For all the girls can plainly see
The black-and-blue result of spree—
A gardener bold, perhaps too glum,
With blossoms bright… and a battered bum.







CHRISTMAS FOR JIMMY





CHRISTMAS FOR JIMMY


www.batkar.artistwebsites.com




The house looked ever so merry and bright,
With a tall spruce glowing in candy and light.
Bulbs and ribbons blazed in the sky,
Guiding Santa and reindeer on high.

“To that house there— yes, that’s the one!
The rest can wait— now onward, run!”

Down the chimney with scarcely a shimmy,
He signed every package neatly, “To Jimmy.”

My mother and father watched with delight
As I danced in wild, pajama-clad flight.
I yanked and I tugged, I ripped and I tore,
Starting with the biggest— then hunting for more.

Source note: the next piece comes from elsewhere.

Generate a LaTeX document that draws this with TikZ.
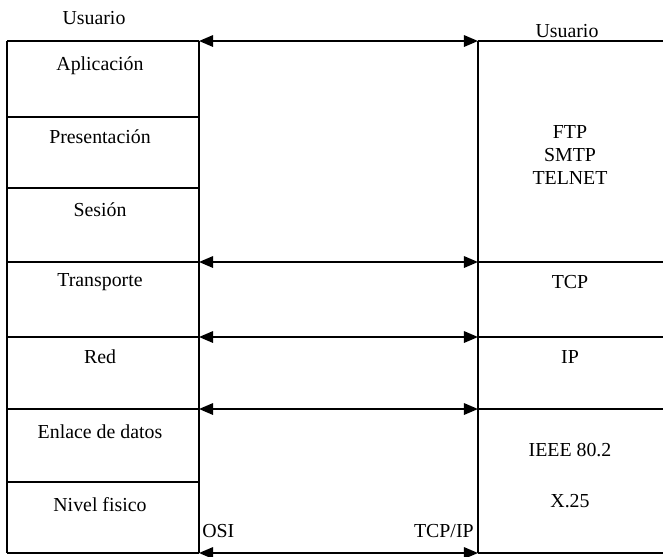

Paper went flying in red and green flurries,
Boxes burst open in feverish hurries.
Laughter and ribbons lay strewn on the floor—
Till at last there were presents no more.

It’s too bad Christmas comes but once a year,
A season of wonder and genuine cheer.
Of love wrapped tighter than bows tied near—
If only we kept that spirit all year.